The city council has adopted policies to strengthen the regulation of the metered taxi industry and deal with challenges of inadequate rank facilities as well as illegal operators.
The transportation planning management policies and procedures were formulated following a study by ITS Engineers on the supply and demand in the metered taxi sector.
According to a report that recently came before council, the service provider was appointed following an observation of an “influx of illegal metered taxi operators utilising public parking bays within the CBD”.
The City also needed a plan on how to deal with the issues surrounding home-based metered taxis (taxis that don’t have allocated ranks).
Some of the recommendations from the study were the discontinuation of the home-based metered taxi service since the operators were not adhering to their starting points — which were at their residential areas.

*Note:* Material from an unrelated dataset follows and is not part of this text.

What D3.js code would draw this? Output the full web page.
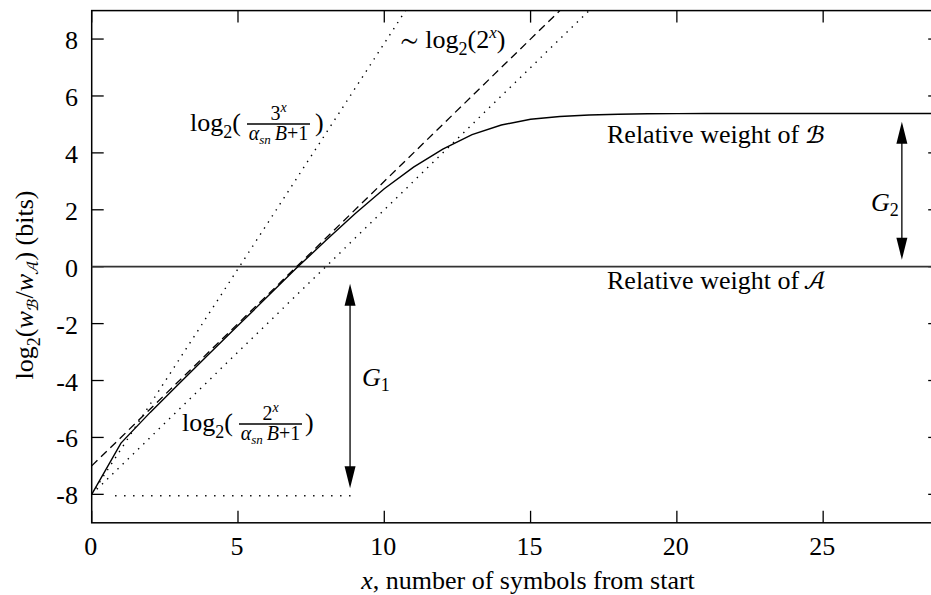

“The study also recommended that all home-based metered taxi permits be renewed for a two-year period only, thereafter the applicant will have to reapply to the municipality for ranking facilities as the home-based metered taxi permits would be discontinued,” reads the document.
The municipality has the sole discretion to grant or reject applications for ranking facilities, based on the demand for the service and availability of space.
ITS Engineers also recommended that 168 vehicles that were found to be operating illegally during the study be granted permits, “thereafter no additional operators will be added as the supply of the service is already at full capacity”.
This would require Msunduzi to allocate additional ranking space, however, no ranking facilities would be demarcated outside government buildings.
DA councillor Rooksana Ahmed said she was concerned that attention seemed to be focused only in the CBD, when there were also problems in areas like Raisethorpe. “There are problems because there is no monitoring and the metered taxis are taking over the public parking bays. We need to rectify that by allocating ranking facilities.”
Her colleague, Ross Strachan, said the minibus taxi industry also needed monitoring, especially those who transport pupils. He said the City needed to take a tougher stance against those found breaking the law as they put the lives of children and fellow drivers at risk.
“The transgressions happen daily because they pay a fine of only R500 for overloading and another R500 for driving without a licence.”
ANC councillor Sandile Dlamini said the transportation plan should also include the regulation of driving school operators, as they had taken to parking anywhere they liked in the CBD.
Metered taxi operators who spoke to The Witness on Wednesday said they supported the plan to regulate the industry.
Those without permits said they hoped the policy would ensure that there was transparency with regards to the allocation of ranking facilities.
“Some of us are operating without permits because our applications were rejected. I only have one car but there are people who have 12 cars and keep adding more and they are getting permits,” said one of the illegal operators.
Muzi Nsele said the issue of rank facilities had caused tensions between operators. He said those with permits had designated parking spaces so they did not have to camp outside shopping centres for passengers.
“We sit here waiting for customers that sometimes don’t come because the illegal operators grab them as they are walking out of shops.”